TORONTO – A Muslim helpline in Canada received 2000 calls from Ontario residents in 2017, a figure expected to double in 2018.
“People can call in and speak to a [Muslim peer counselor] who they may not know, but may have a better understanding of the background of where they’re coming from culturally and religiously,” said outreach manager Huma Saeedi, CBC reported on Sunday, May 27.
“It’s really important in today’s day and age with youth that are struggling with their identity being Canadian and Muslim,” she said.
Naseeha, the Toronto-area helpline meaning ‘advice’ in Arabic, has received about 18,000 calls.
The calls basically revolve around societal pressure, Islamophobia, and addictions.
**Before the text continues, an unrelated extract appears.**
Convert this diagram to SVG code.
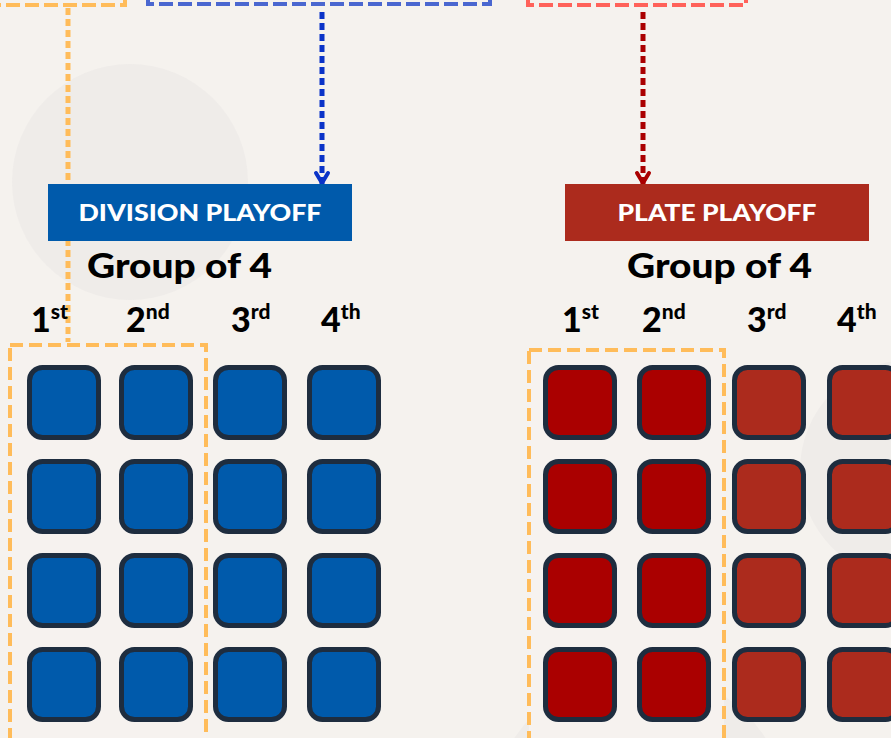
<svg xmlns="http://www.w3.org/2000/svg" width="891" height="738" viewBox="0 0 891 738">
<defs>
<style>
.bg{fill:#f5f2ee}
.ghost{fill:#8a8f99;opacity:0.05}
.topbox{fill:none;stroke-width:4;stroke-dasharray:14 5}
.sel{fill:#f6f2ef;stroke:#ffbc5a;stroke-width:4;stroke-dasharray:13 6}
.hdr{font-family:Lato,"Noto Sans",sans-serif;font-weight:900;fill:#ffffff;font-size:23px}
.grp{font-family:Lato,"Noto Sans",sans-serif;font-weight:900;fill:#000;font-size:34px}
.ord{font-family:Lato,"Noto Sans",sans-serif;font-weight:900;fill:#000;font-size:34px}
.sup{font-size:21px}
.sq{stroke:#1e2d3f;stroke-width:5}
.blue{fill:#005aab}
.redA{fill:#aa0000}
.redB{fill:#ac2b1d}
.dot{fill:none;stroke-width:5;stroke-dasharray:7 4}
</style>
<marker id="arrB" viewBox="0 0 16 18" refX="14" refY="9" markerWidth="16" markerHeight="18" markerUnits="userSpaceOnUse" orient="auto">
<path d="M3 3 L13 9 L3 15" fill="none" stroke="#0a33c8" stroke-width="4" stroke-linecap="round" stroke-linejoin="round"/>
</marker>
<marker id="arrR" viewBox="0 0 16 18" refX="14" refY="9" markerWidth="16" markerHeight="18" markerUnits="userSpaceOnUse" orient="auto">
<path d="M3 3 L13 9 L3 15" fill="none" stroke="#aa0000" stroke-width="4" stroke-linecap="round" stroke-linejoin="round"/>
</marker>
</defs>
<rect class="bg" x="0" y="0" width="891" height="738"/>
<circle class="ghost" cx="130" cy="182" r="118"/>
<circle class="ghost" cx="910" cy="470" r="110"/>
<circle class="ghost" cx="640" cy="820" r="150"/>

<g id="top-boxes">
<rect class="topbox" x="-10" y="-40" width="135" height="45" stroke="#ffbc5a"/>
<rect class="topbox" x="148" y="-40" width="342" height="44" stroke="#4a67d0"/>
<rect class="topbox" x="528" y="-40" width="218" height="45" stroke="#ff625a"/>
</g>

<g id="connectors">
<line x1="68" y1="8" x2="68" y2="342" class="dot" stroke="#ffbc5a" stroke-dasharray="8 5"/>
<line x1="322" y1="12" x2="322" y2="184" class="dot" stroke="#0a33c8" marker-end="url(#arrB)"/>
<line x1="643" y1="12" x2="643" y2="184" class="dot" stroke="#aa0000" marker-end="url(#arrR)"/>
</g>

<g id="division-playoff">
<rect x="48" y="184" width="304" height="57" fill="#005aab"/>
<text class="hdr" x="200" y="221" text-anchor="middle" textLength="243" lengthAdjust="spacingAndGlyphs">DIVISION PLAYOFF</text>
</g>
<g id="plate-playoff">
<rect x="565" y="184" width="304" height="57" fill="#ac2b1d"/>
<text class="hdr" x="717" y="221" text-anchor="middle" textLength="199" lengthAdjust="spacingAndGlyphs">PLATE PLAYOFF</text>
</g>

<g id="division-group">
<text class="grp" x="87" y="278" textLength="185" lengthAdjust="spacingAndGlyphs">Group of 4</text>
<text class="ord" x="31" y="332">1<tspan class="sup" dy="-13">st</tspan></text>
<text class="ord" x="126" y="332">2<tspan class="sup" dy="-13">nd</tspan></text>
<text class="ord" x="231" y="332">3<tspan class="sup" dy="-13">rd</tspan></text>
<text class="ord" x="321" y="332">4<tspan class="sup" dy="-13">th</tspan></text>
<rect class="sel" x="10" y="345" width="196" height="420"/>
<g id="div-teams">
<rect class="sq blue" x="29.5" y="367.5" width="69" height="70" rx="13"/>
<rect class="sq blue" x="121.5" y="367.5" width="69" height="70" rx="13"/>
<rect class="sq blue" x="215.5" y="367.5" width="69" height="70" rx="13"/>
<rect class="sq blue" x="309.5" y="367.5" width="69" height="70" rx="13"/>
<rect class="sq blue" x="29.5" y="461.5" width="69" height="70" rx="13"/>
<rect class="sq blue" x="121.5" y="461.5" width="69" height="70" rx="13"/>
<rect class="sq blue" x="215.5" y="461.5" width="69" height="70" rx="13"/>
<rect class="sq blue" x="309.5" y="461.5" width="69" height="70" rx="13"/>
<rect class="sq blue" x="29.5" y="555.5" width="69" height="70" rx="13"/>
<rect class="sq blue" x="121.5" y="555.5" width="69" height="70" rx="13"/>
<rect class="sq blue" x="215.5" y="555.5" width="69" height="70" rx="13"/>
<rect class="sq blue" x="309.5" y="555.5" width="69" height="70" rx="13"/>
<rect class="sq blue" x="29.5" y="649.5" width="69" height="70" rx="13"/>
<rect class="sq blue" x="121.5" y="649.5" width="69" height="70" rx="13"/>
<rect class="sq blue" x="215.5" y="649.5" width="69" height="70" rx="13"/>
<rect class="sq blue" x="309.5" y="649.5" width="69" height="70" rx="13"/>
</g>
</g>

<g id="plate-group">
<text class="grp" x="627" y="278" textLength="185" lengthAdjust="spacingAndGlyphs">Group of 4</text>
<text class="ord" x="562" y="332">1<tspan class="sup" dy="-13">st</tspan></text>
<text class="ord" x="642" y="332">2<tspan class="sup" dy="-13">nd</tspan></text>
<text class="ord" x="747" y="332">3<tspan class="sup" dy="-13">rd</tspan></text>
<text class="ord" x="837" y="332">4<tspan class="sup" dy="-13">th</tspan></text>
<rect class="sel" x="529" y="350" width="195" height="420"/>
<g id="plate-teams">
<rect class="sq redA" x="545.5" y="367.5" width="69" height="70" rx="13"/>
<rect class="sq redA" x="639.5" y="367.5" width="69" height="70" rx="13"/>
<rect class="sq redB" x="734.5" y="367.5" width="69" height="70" rx="13"/>
<rect class="sq redB" x="829.5" y="367.5" width="69" height="70" rx="13"/>
<rect class="sq redA" x="545.5" y="461.5" width="69" height="70" rx="13"/>
<rect class="sq redA" x="639.5" y="461.5" width="69" height="70" rx="13"/>
<rect class="sq redB" x="734.5" y="461.5" width="69" height="70" rx="13"/>
<rect class="sq redB" x="829.5" y="461.5" width="69" height="70" rx="13"/>
<rect class="sq redA" x="545.5" y="555.5" width="69" height="70" rx="13"/>
<rect class="sq redA" x="639.5" y="555.5" width="69" height="70" rx="13"/>
<rect class="sq redB" x="734.5" y="555.5" width="69" height="70" rx="13"/>
<rect class="sq redB" x="829.5" y="555.5" width="69" height="70" rx="13"/>
<rect class="sq redA" x="545.5" y="649.5" width="69" height="70" rx="13"/>
<rect class="sq redA" x="639.5" y="649.5" width="69" height="70" rx="13"/>
<rect class="sq redB" x="734.5" y="649.5" width="69" height="70" rx="13"/>
<rect class="sq redB" x="829.5" y="649.5" width="69" height="70" rx="13"/>
</g>
</g>
</svg>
Ontario youth are also calling for spiritual and psychological help, specifically related to mental health, faith, and sexual orientation.
In the last year, Saeedi said most callers have been between 21 and 30 years old.
Yet, mental health continues to be a highly stigmatized topic in Muslim households, said Saeedi, who also works for the Centre of Addiction and Mental Health.
“There’s still a lot of taboo,” she said, adding that the issues Muslim youth face are similar to the ones non-Muslims face.
“The issues are just magnified when you’re part of a smaller, marginalized community where often the parents may not have that support available to provide to their children,” she said.
“Whether it be due to limited understanding of what mental health is about or limited time because they’re immigrant families.”
In tackling with questions received from the Muslim youth, the helpline’s counselors refer religious issues to religious leaders or institutions.
“We’re there not to provide any type of judgment, not to give any opinions from our own selves, or what we believe the religion may or may not say about it,” she said.
“We’re there for them to provide them support through what they’re struggling with.”